Code: Conv Block with BatchNorm
conv_block = nn.Sequential(
nn.Conv2d(1, 32, kernel_size=3, padding=1),
nn.BatchNorm2d(32),
nn.ReLU(),
nn.MaxPool2d(2),
)
BatchNorm keeps the distribution of activations more stable across batches, which often speeds up convergence.
Putting It Together: Simple CNN for MNIST
class SimpleCNN(nn.Module):
def __init__(self):
super().__init__()
self.features = nn.Sequential(
nn.Conv2d(1, 32, kernel_size=3, padding=1),
nn.BatchNorm2d(32),
nn.ReLU(),
nn.MaxPool2d(2), # 14×14
nn.Conv2d(32, 64, kernel_size=3, padding=1),
nn.BatchNorm2d(64),
nn.ReLU(),
nn.MaxPool2d(2), # 7×7
)
self.classifier = nn.Sequential(
nn.Flatten(),
nn.Linear(64 * 7 * 7, 128),
nn.ReLU(),
nn.Dropout(0.5),
nn.Linear(128, 10),
)
def forward(self, x):
x = self.features(x)
x = self.classifier(x)
return x
This structure (conv blocks → pooling → fully connected classifier) mirrors LeNet but with slightly modernized choices.

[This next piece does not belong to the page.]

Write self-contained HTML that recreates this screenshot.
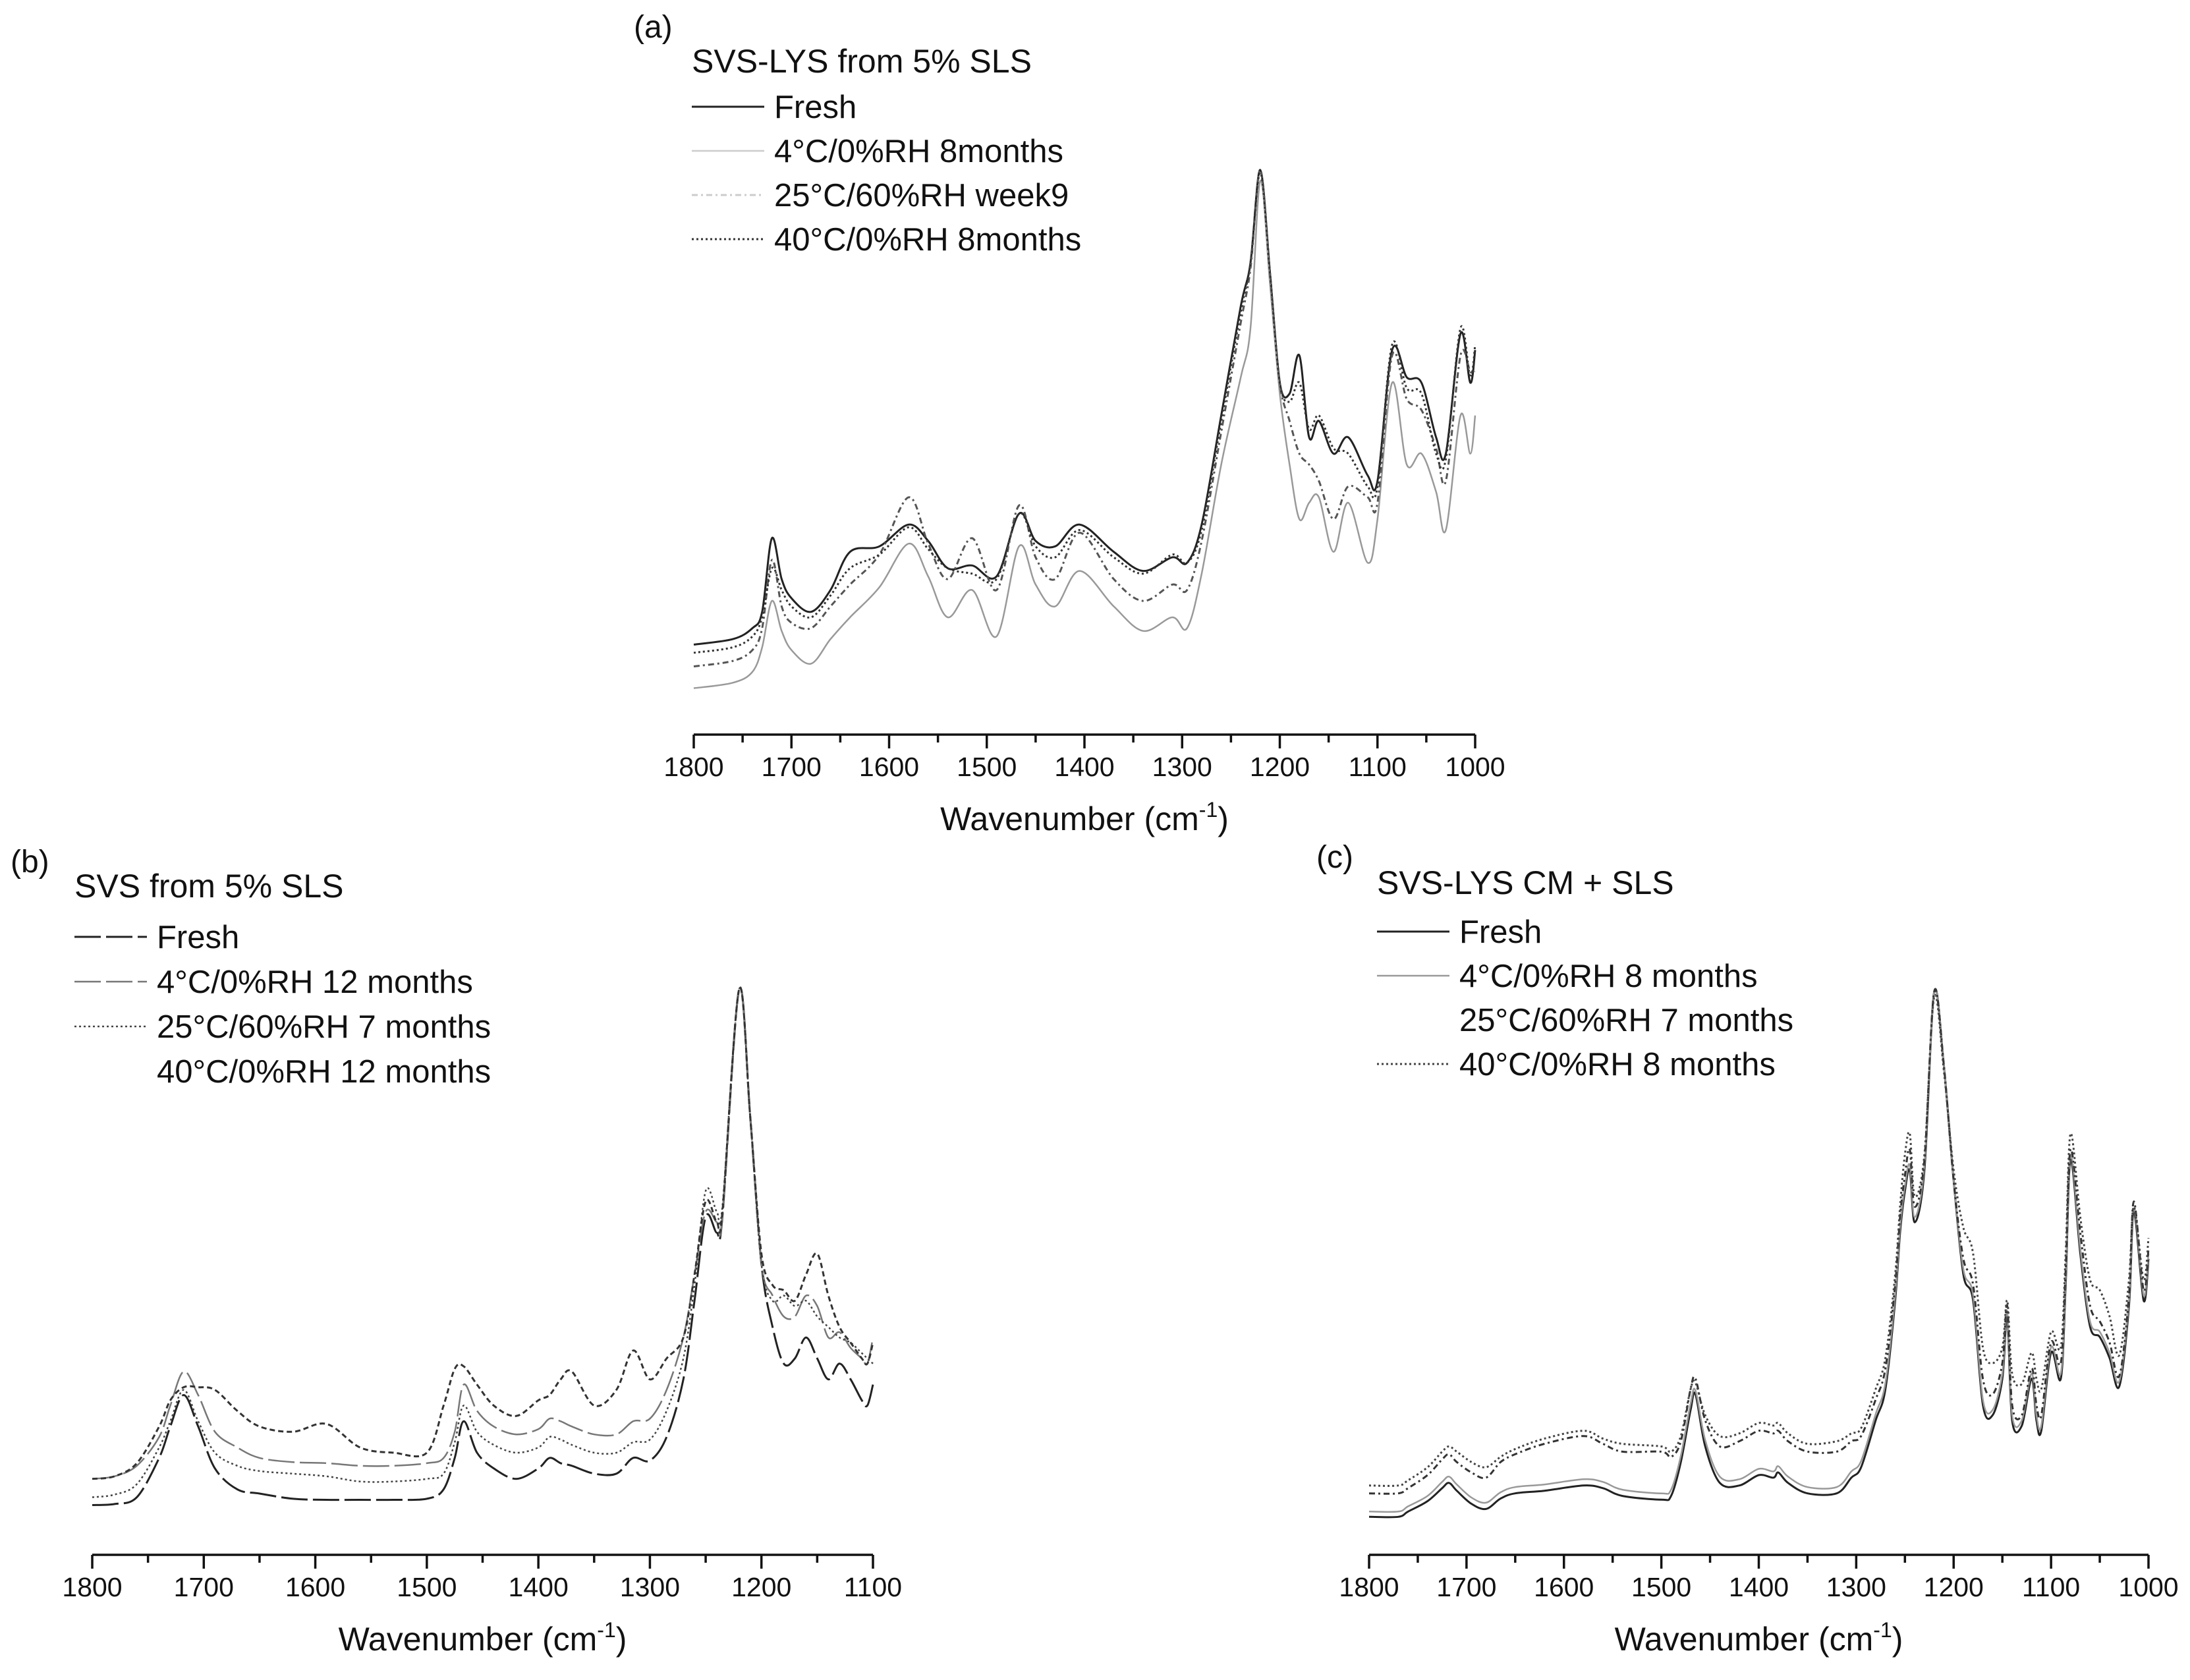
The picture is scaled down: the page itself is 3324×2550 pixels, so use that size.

Switch to Notebook: CNN on MNIST
- Now we will train a CNN end-to-end on MNIST in the companion notebook
- Open
notebooks/lesson3_Pytorch_MNIST_cnn.ipynb to walk through:
- Loading MNIST, defining the CNN, training with Dropout/BatchNorm, evaluation, and inference on sample images
Homework
- Experiment with different CNN architectures for MNIST: change number of filters, kernel sizes, or depth.
- Compare models with and without Dropout and BatchNorm. Plot training and validation curves and discuss overfitting.
- Visualize intermediate feature maps for a few test images to see what early and late layers are detecting.
- Try training on Fashion-MNIST with your best CNN and compare results to Lesson 2’s fully connected network.